La perte du sens de l’accompagnement et le risque de dégrader la relation de soin sont à craindre : le patient risque d’être renvoyé à l’urgence d’une décision personnelle, qui pourrait signer la dégradation de l’alliance thérapeutique et les conditions de possibilité de sa mise en œuvre. A contrario, dans la relation de soin, le temps d’écoute, de discernement, de réflexion éthique et d’accompagnement (vers, avec et à côté de la personne) est à reconnaître comme partie intégrante au cœur du métier soignant.

Le risque de turbulences suscitées par une telle loi dans le monde du soin est loin d’être négligeable :

Dans ce projet de loi, la responsabilité des soignants est très fortement engagée, entre aide à mourir et suicide assisté. Les risques de tension, de division, sont à envisager, de même que des possibilités de démission dans des équipes fragilisées.

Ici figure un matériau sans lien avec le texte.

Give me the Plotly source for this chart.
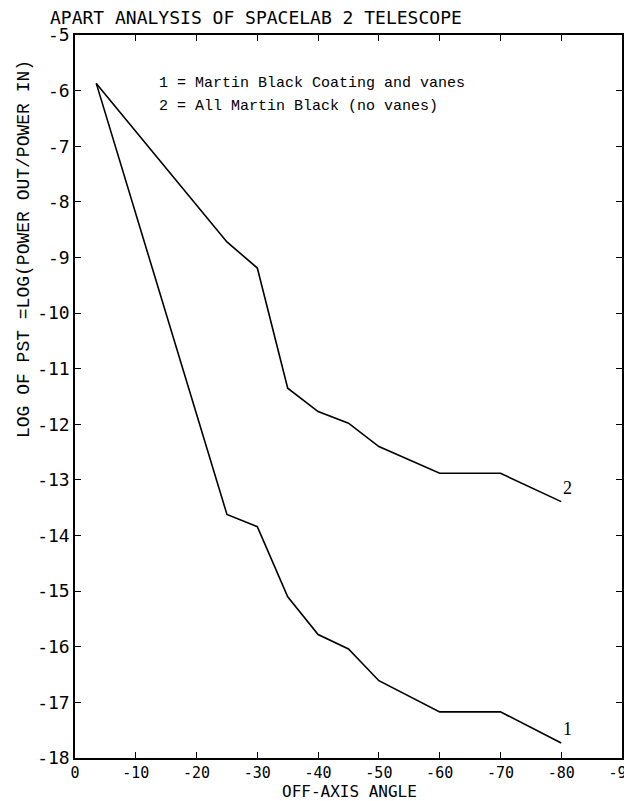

Ces risques ne seront pas sans impact sur la sérénité de l’alliance thérapeutique entre soignants et patients.

La place éventuelle des familles dans le geste létal est à considérer avec délicatesse et grande vigilance : quid d’éventuelles conséquences traumatiques liées à une participation au geste létal ?

En dernière analyse, l’accès facilité à l’aide à mourir, voire à l’euthanasie, est symptomatique d’une culture utilitariste dans l’économie de la santé : l’indéniable financiarisation du soin et de la médecine peut nuire gravement à l’émergence de questionnements éthiques de qualité. A terme, se loge là un vrai changement de paradigme anthropologique.

Ces différents points de questionnements sont largement partagés et débattus par un certain nombre de soignants, de familles expertes de leur expérience, de corps intermédiaires.

Les SSF ont à cœur de présenter ces points, via leurs adhérents, aux députés et aux sénateurs en vue du débat sur ce projet.

Jean-Luc et Françoise Philip, groupe santé des SSF.